This year Unesco celebrates its 50th year since it has been engaged in promoting and sustaining worldwide efforts to make literacy a priority and increase literacy rates. On September 8, 2016, under the theme ‘Reading the Past, Writing the Future’, Unesco is once again reaffirming its commitment towards literacy; celebrating its achievements in the past decades while also addressing present challenges and seeking for new ways to boost literacy in the future. It was on the September 8, 1966 that this noble work started. Unesco director general Irina Bokova analyses: “The world has changed since 1966 – but our determination to provide every woman and man with the skills, capacities and opportunities to become everything they wish, in dignity and respect, remains as firm as ever.
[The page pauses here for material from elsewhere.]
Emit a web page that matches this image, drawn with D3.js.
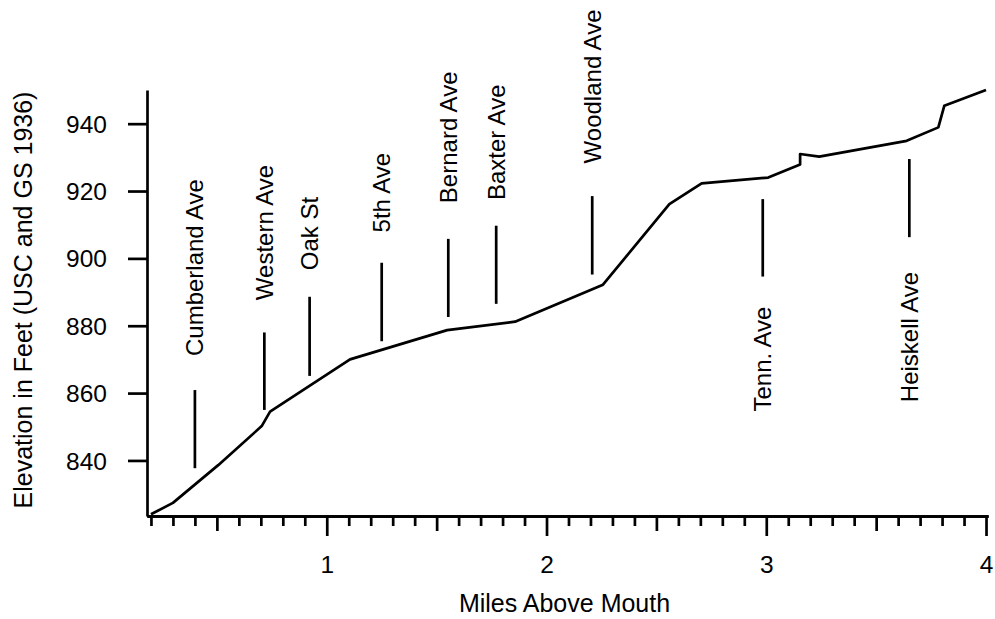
<!DOCTYPE html>
<html>
<head>
<meta charset="utf-8">
<script src="https://cdn.jsdelivr.net/npm/d3@7"></script>
<style>
  html, body { margin: 0; padding: 0; background: #fff; }
  svg { display: block; font-family: "Liberation Sans", Arial, Helvetica, sans-serif; }
</style>
</head>
<body>
<svg id="chart" width="995" height="619"></svg>
<script>
// ---- data ----
const miles     = [0.20, 0.30, 0.506, 0.704, 0.742, 1.106, 1.548, 1.857, 2.257, 2.559, 2.706, 3.009, 3.154, 3.154, 3.241, 3.639, 3.783, 3.810, 4.00];
const elevation = [824.0, 827.4, 838.6, 850.2, 854.5, 870.0, 878.7, 881.2, 892.2, 916.1, 922.3, 924.0, 927.9, 931.0, 930.2, 934.9, 938.9, 945.3, 950.0];

const streetNames  = ["Cumberland Ave", "Western Ave", "Oak St", "5th Ave", "Bernard Ave", "Baxter Ave", "Woodland Ave", "Tenn. Ave", "Heiskell Ave"];
const streetMiles  = [0.400, 0.716, 0.922, 1.250, 1.553, 1.771, 2.208, 2.984, 3.651];
const streetLow    = [837.7, 855.0, 865.1, 875.4, 882.6, 886.5, 895.2, 894.6, 906.3];
const streetHigh   = [860.9, 878.0, 888.6, 898.7, 905.8, 909.7, 918.5, 917.6, 929.5];
const labelElev    = [871.0, 887.6, 896.5, 907.7, 916.4, 917.3, 928.2, 885.7, 896.0];
const labelAbove   = [true, true, true, true, true, true, true, false, false];

const yTicks      = [840, 860, 880, 900, 920, 940];
const xMajorTicks = [1, 2, 3, 4];
const xMidTicks   = [0.5, 1.5, 2.5, 3.5];
const xMinorTicks = d3.range(2, 41).map(d => d / 10).filter(d => Math.abs(d * 2 - Math.round(d * 2)) > 1e-6);

const xTitle = "Miles Above Mouth";
const yTitle = "Elevation in Feet (USC and GS 1936)";

// ---- layout ----
const svg = d3.select("#chart");
const FONT = 24;
const TICKFONT = 24.5;
const TITLEFONT = 25;
const LW = 2.7;

const x = d3.scaleLinear().domain([0.182, 4.009]).range([147, 988]);
const y = d3.scaleLinear().domain([823.5, 950]).range([516, 90]);

// x axis: minor, mid, major
const gx = svg.append("g").attr("transform", `translate(0,${y.range()[0]})`);
gx.append("g").call(d3.axisBottom(x).tickValues(xMinorTicks).tickSize(10).tickSizeOuter(0).tickFormat(""));
gx.append("g").call(d3.axisBottom(x).tickValues(xMidTicks).tickSize(15).tickSizeOuter(0).tickFormat(""));
gx.append("g").call(d3.axisBottom(x).tickValues(xMajorTicks).tickSize(20).tickSizeOuter(0).tickPadding(20).tickFormat(d3.format("d")));
gx.selectAll("path.domain").attr("stroke", "#000").attr("stroke-width", LW);
gx.selectAll(".tick line").attr("stroke", "#000").attr("stroke-width", LW);
gx.selectAll(".tick text").attr("font-size", TICKFONT).attr("fill", "#000").attr("font-family", null);

// y axis
const gy = svg.append("g").attr("transform", `translate(${x.range()[0]},0)`);
gy.call(d3.axisLeft(y).tickValues(yTicks).tickSize(19).tickSizeOuter(0).tickPadding(21).tickFormat(d3.format("d")));
gy.selectAll("path.domain").attr("stroke", "#000").attr("stroke-width", LW);
gy.selectAll(".tick line").attr("stroke", "#000").attr("stroke-width", LW);
gy.selectAll(".tick text").attr("font-size", TICKFONT).attr("fill", "#000").attr("font-family", null).attr("dy", "0.35em");

// titles
svg.append("text")
  .attr("x", (x.range()[0] + x.range()[1]) / 2 - 3)
  .attr("y", 612)
  .attr("text-anchor", "middle")
  .attr("font-size", TITLEFONT)
  .text(xTitle);

svg.append("text")
  .attr("transform", `translate(32,${(y.range()[0] + y.range()[1]) / 2 - 3}) rotate(-90)`)
  .attr("text-anchor", "middle")
  .attr("font-size", TITLEFONT)
  .text(yTitle);

// profile line
const pts = miles.map((m, i) => [m, elevation[i]]);
svg.append("path")
  .datum(pts)
  .attr("fill", "none")
  .attr("stroke", "#000")
  .attr("stroke-width", LW)
  .attr("stroke-linejoin", "round")
  .attr("d", d3.line().x(d => x(d[0])).y(d => y(d[1])));

// street markers
const streets = streetNames.map((n, i) => ({
  name: n, m: streetMiles[i], lo: streetLow[i], hi: streetHigh[i], le: labelElev[i], above: labelAbove[i]
}));
const gs = svg.append("g");
gs.selectAll("line")
  .data(streets)
  .join("line")
  .attr("x1", d => x(d.m)).attr("x2", d => x(d.m))
  .attr("y1", d => y(d.lo)).attr("y2", d => y(d.hi))
  .attr("stroke", "#000").attr("stroke-width", LW);

gs.selectAll("text")
  .data(streets)
  .join("text")
  .attr("transform", d => `translate(${x(d.m)},${y(d.le)}) rotate(-90)`)
  .attr("text-anchor", d => d.above ? "start" : "end")
  .attr("dy", "0.35em")
  .attr("font-size", FONT)
  .text(d => d.name);
</script>
</body>
</html>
Literacy is a foundation to build a more sustainable future for all.  

Unesco’s special emphasis on world literacy is based on the recognition that the right to literacy is the basic human right of every individual. It also stems from the realisation that literacy’s benefits are wide-ranging; from the development of self-esteem; empowerment; increased political participation; the expansion of democracy; the promotion of cultural exchanges - challenging attitudes and cultural patterns; the social benefits of maintaining good health and reproductive behaviour; economic growth; educational benefits and gender equality.

 

Education 2030 – The agenda for sustainable development

Marking the first year of the implementation of this educational agenda, International Literacy Day 2016 celebration is doubly special.
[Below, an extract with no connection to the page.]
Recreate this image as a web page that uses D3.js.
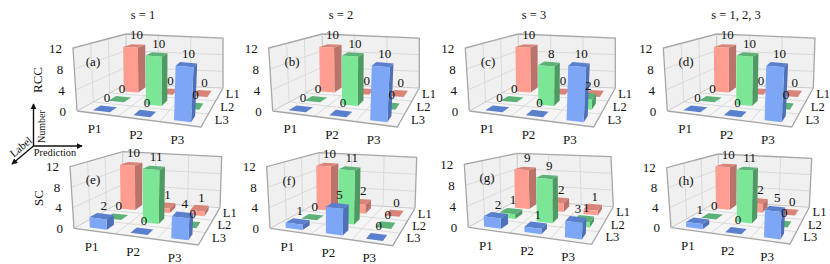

This new vision for education was formalised in May 2015 when Unesco member states adopted the Incheon Declaration and Framework for Action, pledging to transform lives through education, recognising its pivotal role as the main driver of development. Impacted by the proposed SDG 4 “Ensure inclusive and equitable quality education and promote lifelong opportunities for all,” it supports an engagement to offer lifelong learning opportunities, specially focusing on youth and adults – one that Seychelles undertook many years back.

 

38 years of literacy – Seychelles a success story

In Seychelles, the programme was launched by Unesco in 1978 with the support of the government, in view that at that time literacy in the country was rated at 36%. A pilot project which was further conducted in the areas of Mont Buxton (Greenwich), Anse aux Pins and Grand Anse Mahé districts confirmed the need for adult education.

Offered free for the participants, the National Literacy programme is given as much importance by the government as any other form of education programme.  It is designed for out of school youths and other adults who have the need to acquire a sound level of Education and comprises three subjects in the National languages: Kreol, English, French and Mathematics and offered at three levels:

Level one is designed for illiterates or persons with very little subject knowledge.

Level two is designed for persons with sound primary subject knowledge.

Level three is designed for persons with a fair level of language and numeracy capacity.

Initially administered by the Adult Learning and Distance Education Centre (Aldec) now the Seychelles Institute of Distance and Open Learning (Sidol), the mandate to offer lifelong learning is unequivocal. In addition, the successes of the programme can never be over stated.

The National Census of 2002 revealed that the literacy rate had risen from 36% to 91.1%, a figure which surpassed Unesco’s target of having 50% world literacy rate by 2015. In 2012, Unesco estimated the literacy rate in Seychelles to be at 99.6%. The reduction in literacy participants and certificate recipients at the literacy day certificate giving ceremony year after year, attests to the success Seychelles has achieved in making its nation one that is literate. This year for example, the certificates recipients stand at forty-seven (47).

 

Dawning of a new literacy era

The Ministry of Education through the Sidol is bracing itself to forge this new era for literacy in Seychelles in 2016 and beyond. Paraphrasing the words of the Minister for Education,  Mrs Macsuzy Mondon in her address during the certificate giving ceremony on the occasion of the International Literacy Day 2015, there is a  need for a bridging after the present literacy programme to bring all learners up to compulsory level of education which is now Secondary Five. This is a challenge that we will surmount successfully, as we implement Education 2030.